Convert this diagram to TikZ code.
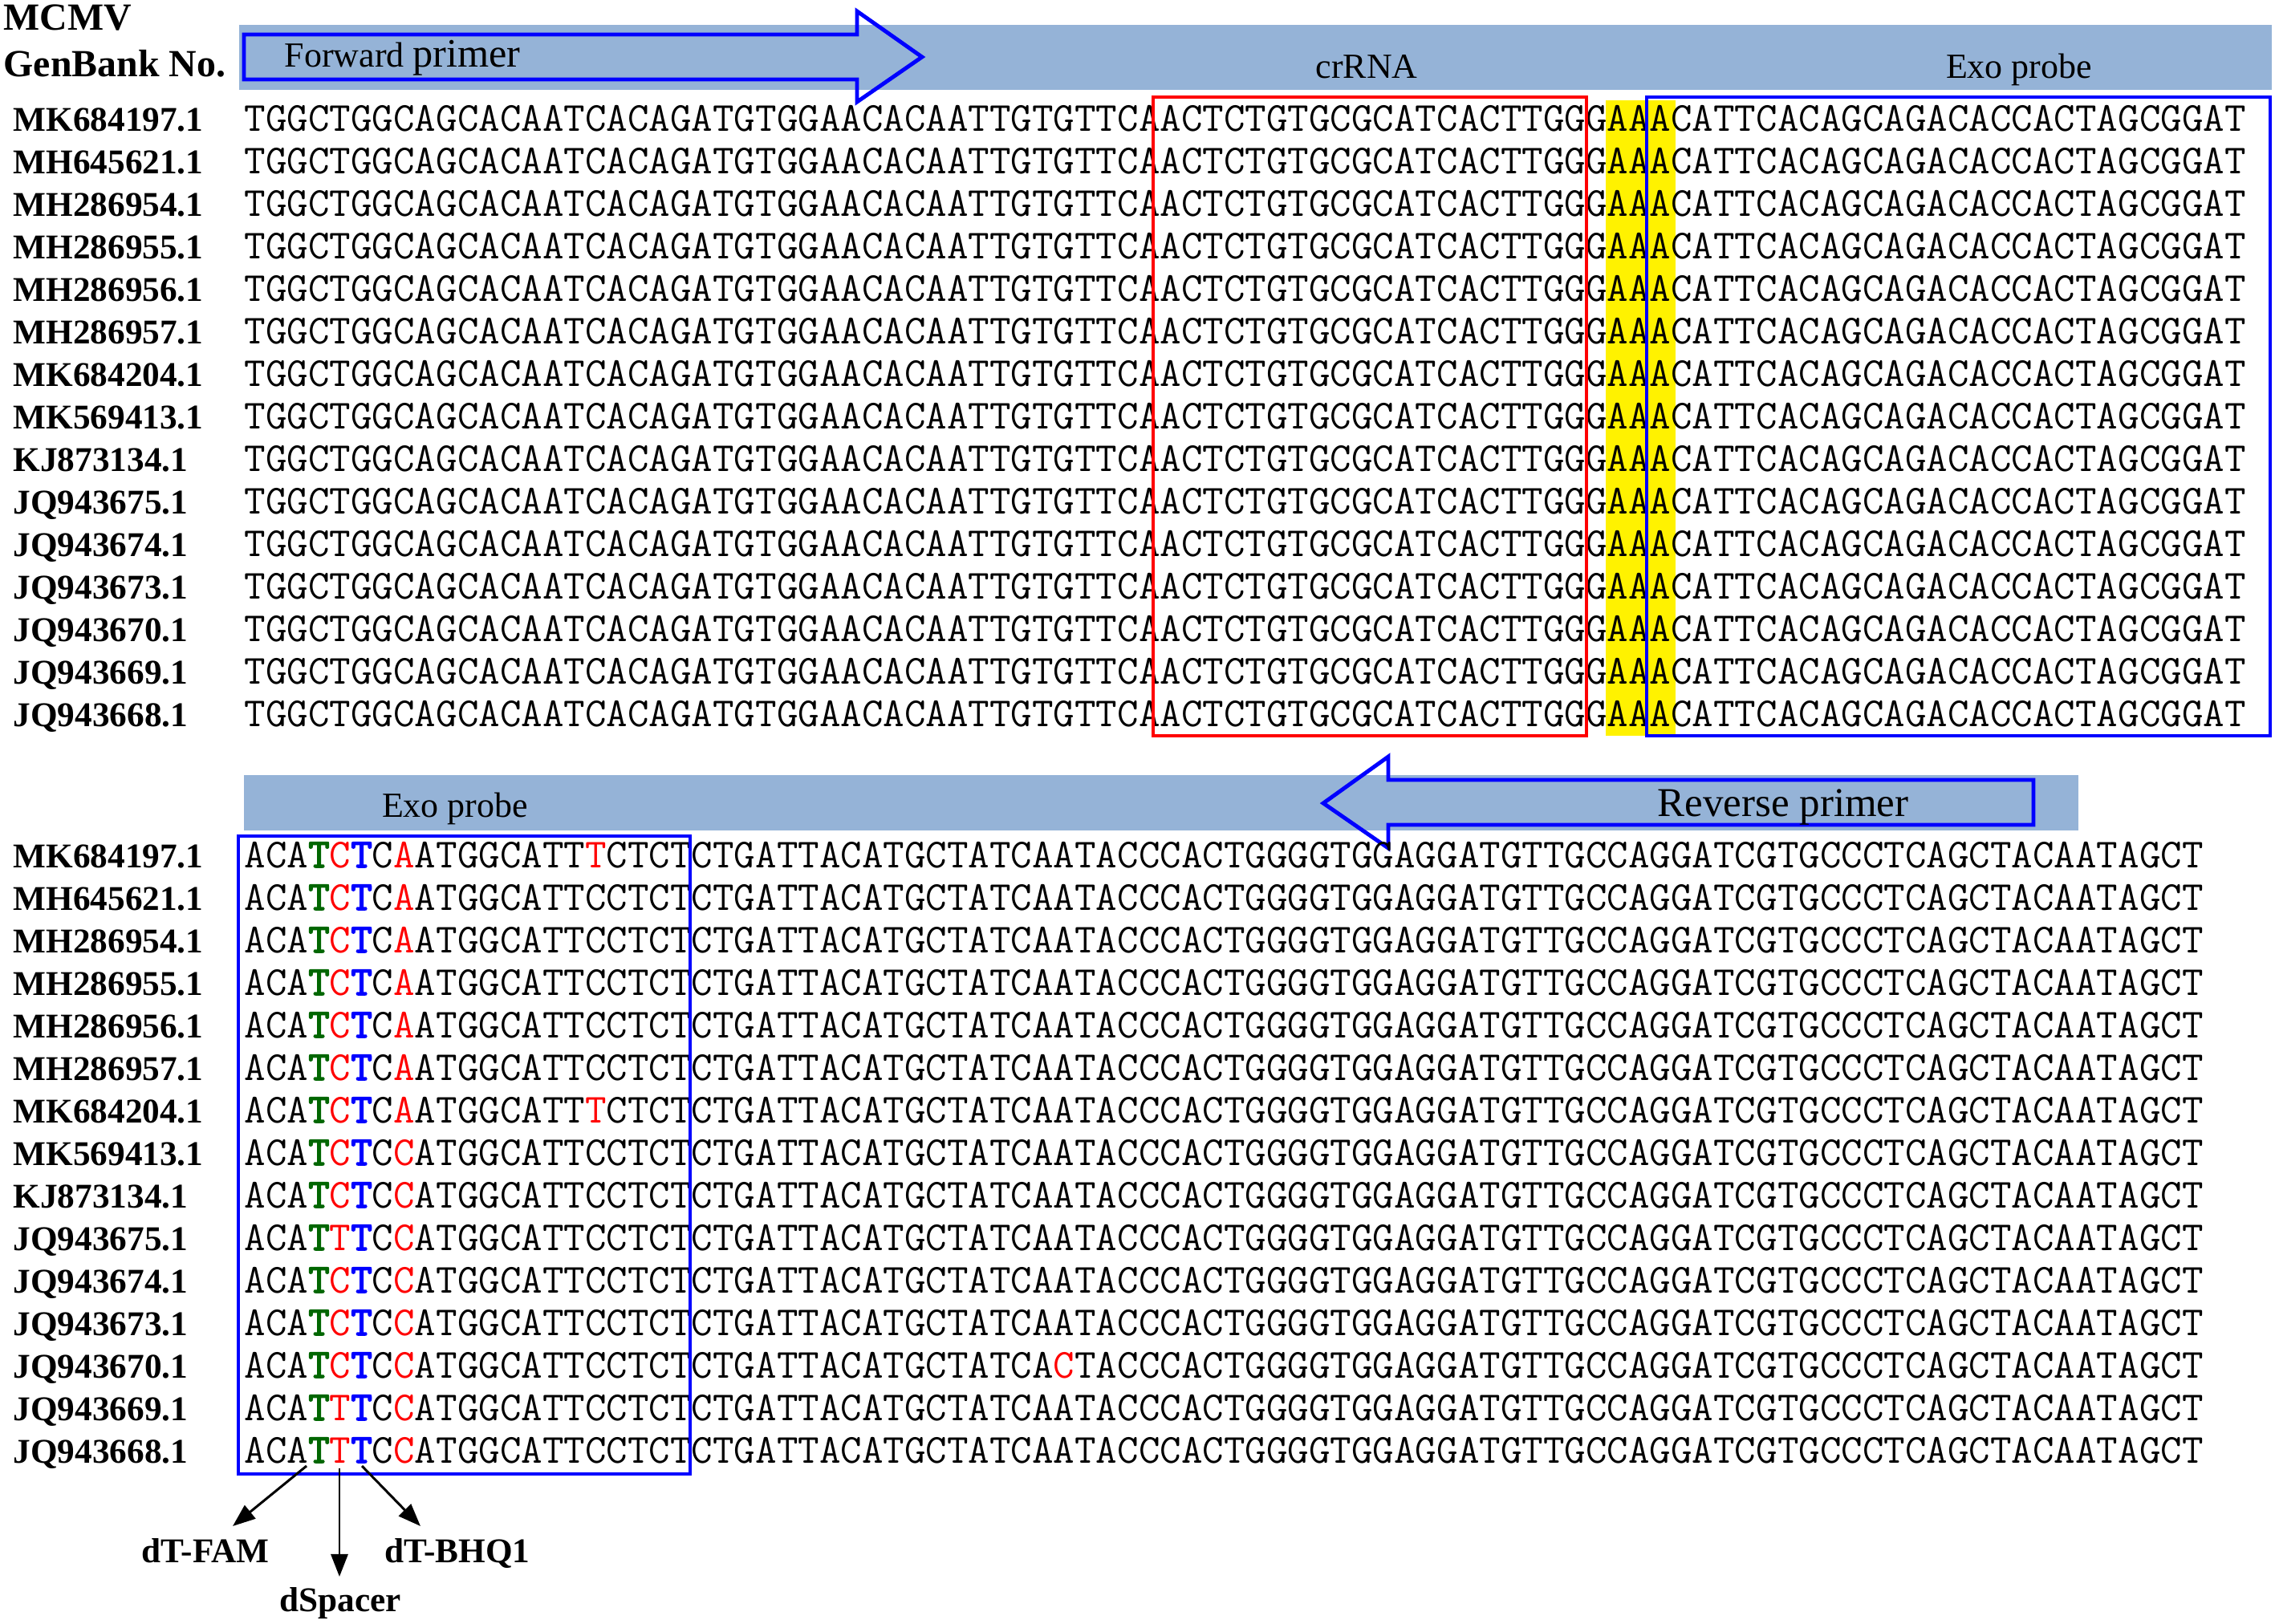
\documentclass[tikz,border=0pt]{standalone}
\usepackage{fontspec}
\setmainfont{Liberation Serif}
\newfontface\seqbold[FakeBold=3]{lmmono12-regular.otf}
\usepackage{xcolor}
\usetikzlibrary{arrows.meta, positioning}
\definecolor{bandcolor}{RGB}{149,179,215}
\definecolor{famgreen}{RGB}{0,102,0}
\newcommand{\mm}[1]{\textcolor{red}{#1}}
\newcommand{\famT}{\textcolor{famgreen}{\seqbold\fontsize{14.65}{16}\selectfont T}}
\newcommand{\bhqT}{\textcolor{blue}{\seqbold\fontsize{14.65}{16}\selectfont T}}

\begin{document}
\begin{tikzpicture}[
    x=0.01cm, y=-0.01cm,
    band/.style={fill=bandcolor},
    primer/.style={draw=blue, line width=1.4pt},
    gbno/.style={font=\fontsize{12.3}{14}\selectfont\bfseries, anchor=base west, inner sep=0pt},
    seq/.style={font=\ttfamily\fontsize{14.65}{16}\selectfont, anchor=base west, inner sep=0pt},
    region/.style={font=\fontsize{12.5}{14}\selectfont, anchor=base, inner sep=0pt},
    mod/.style={font=\fontsize{12.3}{14}\selectfont\bfseries, anchor=base, inner sep=0pt},
    modarrow/.style={-{Triangle[length=8pt,width=6pt]}, line width=0.85pt}
]
    \useasboundingbox (0,0) rectangle (2835,2023);

    % upper alignment
    \fill[band] (298,31) rectangle (2831,112);
    \draw[primer] (304,43) -- (1068,43) -- (1068,14) -- (1149,71) -- (1068,127) -- (1068,99) -- (304,99) -- cycle;
    \node[anchor=base west, inner sep=0pt] (fwd) at (354,83) {\fontsize{12.5}{14}\selectfont Forward \fontsize{14.3}{16}\selectfont primer};
    \node[region] (crrna) at (1703,97) {crRNA};
    \node[region] (exo-a) at (2516,97) {Exo probe};
    \node[gbno, font=\fontsize{13.6}{15}\selectfont\bfseries] (mcmv) at (4,37) {MCMV};
    \node[gbno, font=\fontsize{13.6}{15}\selectfont\bfseries] (genbank) at (4,95) {GenBank No.};

    \fill[yellow] (2001,125) rectangle (2088,917);

    \foreach \lab [count=\i from 0] in {MK684197.1, MH645621.1, MH286954.1, MH286955.1, MH286956.1, MH286957.1, MK684204.1, MK569413.1, KJ873134.1, JQ943675.1, JQ943674.1, JQ943673.1, JQ943670.1, JQ943669.1, JQ943668.1} {
        \node[gbno] (lab-a\i) at (16,{163+53*\i}) {\lab};
        \node[seq] (seq-a\i) at (304,{163+53*\i}) {TGGCTGGCAGCACAATCACAGATGTGGAACACAATTGTGTTCAACTCTGTGCGCATCACTTGGGAAACATTCACAGCAGACACCACTAGCGGAT};
    }

    \draw[red, line width=1pt] (1437,121) rectangle (1977,917);
    \draw[blue, line width=1pt] (2052,121) rectangle (2829,917);

    % lower alignment
    \fill[band] (304,966) rectangle (2590,1035);
    \draw[primer] (1649,1001) -- (1730,943) -- (1730,972) -- (2534,972) -- (2534,1028) -- (1730,1028) -- (1730,1057) -- cycle;
    \node[region, font=\fontsize{14.5}{16}\selectfont] (rev) at (2222,1017) {Reverse primer};
    \node[region] (exo-b) at (567,1018) {Exo probe};

    \foreach \lab/\posfive/\poseight/\possvt/\posmid [count=\i from 0] in {
        MK684197.1/C/A/\mm{T}/A, MH645621.1/C/A/C/A, MH286954.1/C/A/C/A, MH286955.1/C/A/C/A,
        MH286956.1/C/A/C/A, MH286957.1/C/A/C/A, MK684204.1/C/A/\mm{T}/A, MK569413.1/C/C/C/A,
        KJ873134.1/C/C/C/A, JQ943675.1/T/C/C/A, JQ943674.1/C/C/C/A, JQ943673.1/C/C/C/A,
        JQ943670.1/C/C/C/\mm{C}, JQ943669.1/T/C/C/A, JQ943668.1/T/C/C/A} {
        \node[gbno] (lab-b\i) at (16,{1081+53*\i}) {\lab};
        \node[seq] (seq-b\i) at (304,{1081+53*\i}) {ACA\famT\mm{\posfive}\bhqT C\mm{\poseight}ATGGCATT\possvt CTCTCTGATTACATGCTATCA\posmid TACCCACTGGGGTGGAGGATGTTGCCAGGATCGTGCCCTCAGCTACAATAGCT};
    }

    \draw[blue, line width=1pt] (297,1042) rectangle (860,1837);

    % probe modifications
    \node[mod] (fam) at (256,1947) {dT-FAM};
    \node[mod] (spacer) at (424,2008) {dSpacer};
    \node[mod] (bhq) at (570,1947) {dT-BHQ1};
    \coordinate (fam-s) at (382,1827);
    \coordinate (fam-e) at (290,1902);
    \coordinate (spacer-s) at (423,1830);
    \coordinate (spacer-e) at (423,1965);
    \coordinate (bhq-s) at (451,1827);
    \coordinate (bhq-e) at (524,1902);
    \draw[modarrow] (fam-s) -- (fam-e);
    \draw[modarrow] (spacer-s) -- (spacer-e);
    \draw[modarrow] (bhq-s) -- (bhq-e);
\end{tikzpicture}
\end{document}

· · · · ·

■ What needs to be done ■
Working from the material above, transcribe it exactly while omitting pictures.

■ Complete output ■
Convert this diagram to TikZ code.
\documentclass[tikz,border=0pt]{standalone}
\usepackage{fontspec}
\setmainfont{Liberation Serif}
\newfontface\seqbold[FakeBold=3]{lmmono12-regular.otf}
\usepackage{xcolor}
\usetikzlibrary{arrows.meta, positioning}
\definecolor{bandcolor}{RGB}{149,179,215}
\definecolor{famgreen}{RGB}{0,102,0}
\newcommand{\mm}[1]{\textcolor{red}{#1}}
\newcommand{\famT}{\textcolor{famgreen}{\seqbold\fontsize{14.65}{16}\selectfont T}}
\newcommand{\bhqT}{\textcolor{blue}{\seqbold\fontsize{14.65}{16}\selectfont T}}

\begin{document}
\begin{tikzpicture}[
    x=0.01cm, y=-0.01cm,
    band/.style={fill=bandcolor},
    primer/.style={draw=blue, line width=1.4pt},
    gbno/.style={font=\fontsize{12.3}{14}\selectfont\bfseries, anchor=base west, inner sep=0pt},
    seq/.style={font=\ttfamily\fontsize{14.65}{16}\selectfont, anchor=base west, inner sep=0pt},
    region/.style={font=\fontsize{12.5}{14}\selectfont, anchor=base, inner sep=0pt},
    mod/.style={font=\fontsize{12.3}{14}\selectfont\bfseries, anchor=base, inner sep=0pt},
    modarrow/.style={-{Triangle[length=8pt,width=6pt]}, line width=0.85pt}
]
    \useasboundingbox (0,0) rectangle (2835,2023);

    % upper alignment
    \fill[band] (298,31) rectangle (2831,112);
    \draw[primer] (304,43) -- (1068,43) -- (1068,14) -- (1149,71) -- (1068,127) -- (1068,99) -- (304,99) -- cycle;
    \node[anchor=base west, inner sep=0pt] (fwd) at (354,83) {\fontsize{12.5}{14}\selectfont Forward \fontsize{14.3}{16}\selectfont primer};
    \node[region] (crrna) at (1703,97) {crRNA};
    \node[region] (exo-a) at (2516,97) {Exo probe};
    \node[gbno, font=\fontsize{13.6}{15}\selectfont\bfseries] (mcmv) at (4,37) {MCMV};
    \node[gbno, font=\fontsize{13.6}{15}\selectfont\bfseries] (genbank) at (4,95) {GenBank No.};

    \fill[yellow] (2001,125) rectangle (2088,917);

    \foreach \lab [count=\i from 0] in {MK684197.1, MH645621.1, MH286954.1, MH286955.1, MH286956.1, MH286957.1, MK684204.1, MK569413.1, KJ873134.1, JQ943675.1, JQ943674.1, JQ943673.1, JQ943670.1, JQ943669.1, JQ943668.1} {
        \node[gbno] (lab-a\i) at (16,{163+53*\i}) {\lab};
        \node[seq] (seq-a\i) at (304,{163+53*\i}) {TGGCTGGCAGCACAATCACAGATGTGGAACACAATTGTGTTCAACTCTGTGCGCATCACTTGGGAAACATTCACAGCAGACACCACTAGCGGAT};
    }

    \draw[red, line width=1pt] (1437,121) rectangle (1977,917);
    \draw[blue, line width=1pt] (2052,121) rectangle (2829,917);

    % lower alignment
    \fill[band] (304,966) rectangle (2590,1035);
    \draw[primer] (1649,1001) -- (1730,943) -- (1730,972) -- (2534,972) -- (2534,1028) -- (1730,1028) -- (1730,1057) -- cycle;
    \node[region, font=\fontsize{14.5}{16}\selectfont] (rev) at (2222,1017) {Reverse primer};
    \node[region] (exo-b) at (567,1018) {Exo probe};

    \foreach \lab/\posfive/\poseight/\possvt/\posmid [count=\i from 0] in {
        MK684197.1/C/A/\mm{T}/A, MH645621.1/C/A/C/A, MH286954.1/C/A/C/A, MH286955.1/C/A/C/A,
        MH286956.1/C/A/C/A, MH286957.1/C/A/C/A, MK684204.1/C/A/\mm{T}/A, MK569413.1/C/C/C/A,
        KJ873134.1/C/C/C/A, JQ943675.1/T/C/C/A, JQ943674.1/C/C/C/A, JQ943673.1/C/C/C/A,
        JQ943670.1/C/C/C/\mm{C}, JQ943669.1/T/C/C/A, JQ943668.1/T/C/C/A} {
        \node[gbno] (lab-b\i) at (16,{1081+53*\i}) {\lab};
        \node[seq] (seq-b\i) at (304,{1081+53*\i}) {ACA\famT\mm{\posfive}\bhqT C\mm{\poseight}ATGGCATT\possvt CTCTCTGATTACATGCTATCA\posmid TACCCACTGGGGTGGAGGATGTTGCCAGGATCGTGCCCTCAGCTACAATAGCT};
    }

    \draw[blue, line width=1pt] (297,1042) rectangle (860,1837);

    % probe modifications
    \node[mod] (fam) at (256,1947) {dT-FAM};
    \node[mod] (spacer) at (424,2008) {dSpacer};
    \node[mod] (bhq) at (570,1947) {dT-BHQ1};
    \coordinate (fam-s) at (382,1827);
    \coordinate (fam-e) at (290,1902);
    \coordinate (spacer-s) at (423,1830);
    \coordinate (spacer-e) at (423,1965);
    \coordinate (bhq-s) at (451,1827);
    \coordinate (bhq-e) at (524,1902);
    \draw[modarrow] (fam-s) -- (fam-e);
    \draw[modarrow] (spacer-s) -- (spacer-e);
    \draw[modarrow] (bhq-s) -- (bhq-e);
\end{tikzpicture}
\end{document}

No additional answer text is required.